Last month at SQLBits I attended Thomas Kejser session on Project Madison/R2’s Parallel Data Warehouse and I was disappointed. I thought I would be able to see the details of how it works. But no, sadly it was not revealed. I was looking for a) DDL syntax, the ‘create table’ statement, how and where we place data and index, and b) how it works technically. I know how MPP works in general so I’m looking for how Microsoft version works. I admired Thomas for his technical knowledge, and his works at SQL CAT. I learned many things from him. DW loading being one of them, SSAS Processing Phases being another.

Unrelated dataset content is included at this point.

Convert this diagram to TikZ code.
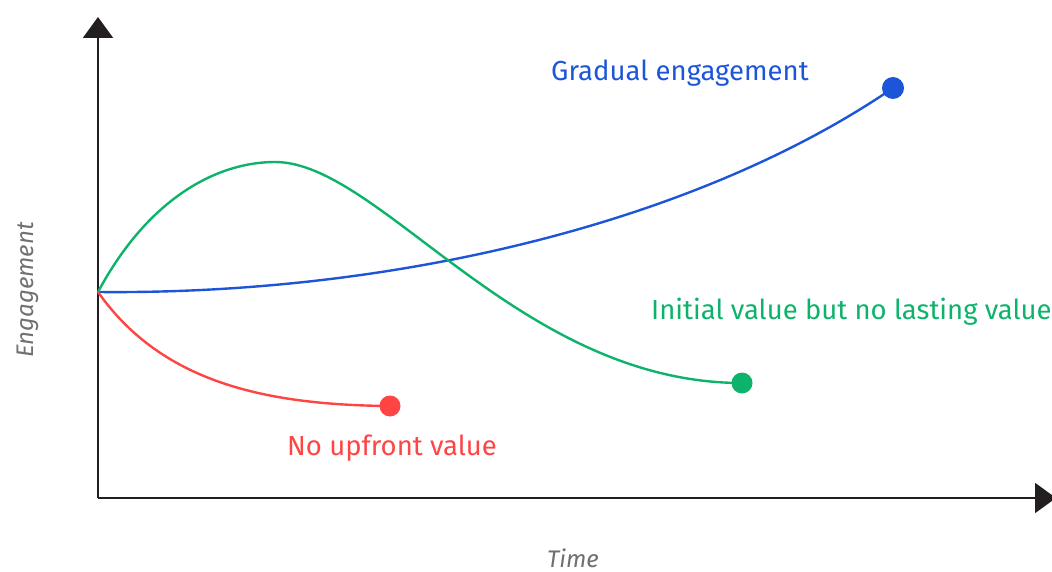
\documentclass[tikz,border=0pt]{standalone}
\usepackage{fontspec}
\setmainfont{Fira Sans}
\usetikzlibrary{arrows.meta}
\definecolor{axisc}{HTML}{231F20}
\definecolor{bluec}{HTML}{1D55D9}
\definecolor{greenc}{HTML}{0DB36A}
\definecolor{redc}{HTML}{FF4444}
\definecolor{grayc}{HTML}{707070}
\begin{document}
\begin{tikzpicture}[x=1pt,y=-1pt,
  axis/.style={draw=axisc,line width=2.2pt,-{Triangle[width=30pt,length=21pt]}},
  curve/.style={line width=2.4pt},
  dot/.style={circle,inner sep=0pt,minimum size=#1},
  lbl/.style={font=\fontsize{27.5}{32}\selectfont,inner sep=0pt,anchor=base west},
  axlbl/.style={font=\fontsize{24}{28}\selectfont\itshape,text=grayc,inner sep=0pt,anchor=base}]
\useasboundingbox (0,0) rectangle (1052,572);
\coordinate (O) at (98,498);
\coordinate (Ytop) at (98,17);
\coordinate (Xend) at (1056,498);
\coordinate (S) at (98,292);
\draw[axis] (O) -- (Ytop);
\draw[axis] (O) -- (Xend);
\node[dot=22pt,fill=bluec] (bd) at (893,88) {};
\node[dot=21pt,fill=greenc] (gd) at (742,383) {};
\node[dot=21pt,fill=redc] (rd) at (390,406) {};
\draw[curve,bluec] (S) .. controls (400,295) and (700,220) .. (bd.center);
\coordinate (gp) at (275,162);
\draw[curve,greenc] (S) .. controls (150,195) and (220,162) .. (gp) .. controls (380,162) and (520,383) .. (gd.center);
\draw[curve,redc] (S) .. controls (160,380) and (260,405) .. (rd.center);
\node[lbl,text=bluec] (lb) at (551,81) {Gradual engagement};
\node[lbl,text=greenc] (lg) at (651,319) {Initial value but no lasting value};
\node[lbl,text=redc] (lr) at (287,455) {No upfront value};
\node[axlbl,rotate=90] (ly) at (33,290) {Engagement};
\node[axlbl] (lx) at (573,567) {Time};
\end{tikzpicture}
\end{document}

After Thomas’ session I met Anthony Howcroft, who spoke at the next session (the Fast Track). He was with Datallegro prior to the acquisition. I wish him the very best of luck for marketing PDW in Europe MPP market. I believe at Microsoft price point (which I expect to be lower than Netezza) it may be able to take off. I believe that price barrier is one determinant factor why Teradata customers in UK is only 30-35 companies (that was what I heard 3 years ago, not sure how many now). I believe that many companies (banks, insurances, healthcare, retail) need MPP/PDW and they can be hundreds of them. Definitely not 35.
I must admit PDW is a good name. Outside computer science world, the term “MPP” is not that popular. Say it slowly and hear it for yourself: Parallel Data Warehouse. Massively Parallel Processing. The former sounds familiar and easily understood. The latter sounds laboratory and academical. By naming a product with what the product does, I must admit it is a very clever idea. “Parallel Data Warehouse”, what a clevel name.
If PDW market is hundreds in UK (say 500) and thousands in Europe (say 4000), then we have a hope that it is an attractive market. Skills market I mean, job market. Worldwide we could be looking at 20,000 companies using PDW. Not SQL Server PDW specifically, I meant MPP DW. I’m going to not use the term ‘MPP DW’ anymore, I’m going to refer to MPP DW as PDW. And I will refer Microsoft version as SQL Server PDW. See it is a very clever marketing isn’t it, calling that new product Parallel Data Warehouse? So, yes, 20,000 worldwide. Good job market? Not sure if it’s good, but it’s certainly not a narrow one. Teradata was marketed as ‘no DBA required’, ‘save money on human resources’. I wonder what Microsoft strategy is. Is it the same as Teradata: SQL Server PDW is easy, you don’t need a DBA? That is inherently a dangerous statement isn’t? To SQL DBA market I mean. And not getting a support from SQL DBA market worldwide, is a suicide for SQL Server PDW. So no, that’s wouldn’t be a good strategy.
I am pretty much hoping (and predicting) that Microsoft will take the other way. Market SQL Server PDW as ‘a step up from SQL DBA’ kind of thing. Make PDW as the best friend of SQL DBAs. Create the exam. Be certified. This the daddy of all databases. Come this way and get better pay, etc, etc. Data warehouse designer and developer will too, find it attractive. With the staggered approach into big DW market (the Fast Track on level 1, SQL Server PDW on level 2), supported by the concept of hub-and-spoke, SQL Server R2 Parallel Data Warehouse is in a very good position to get significant market share in parallel data warehouse market, competing against Exadata, Netezza, Teradata, Greenplum and Neoview.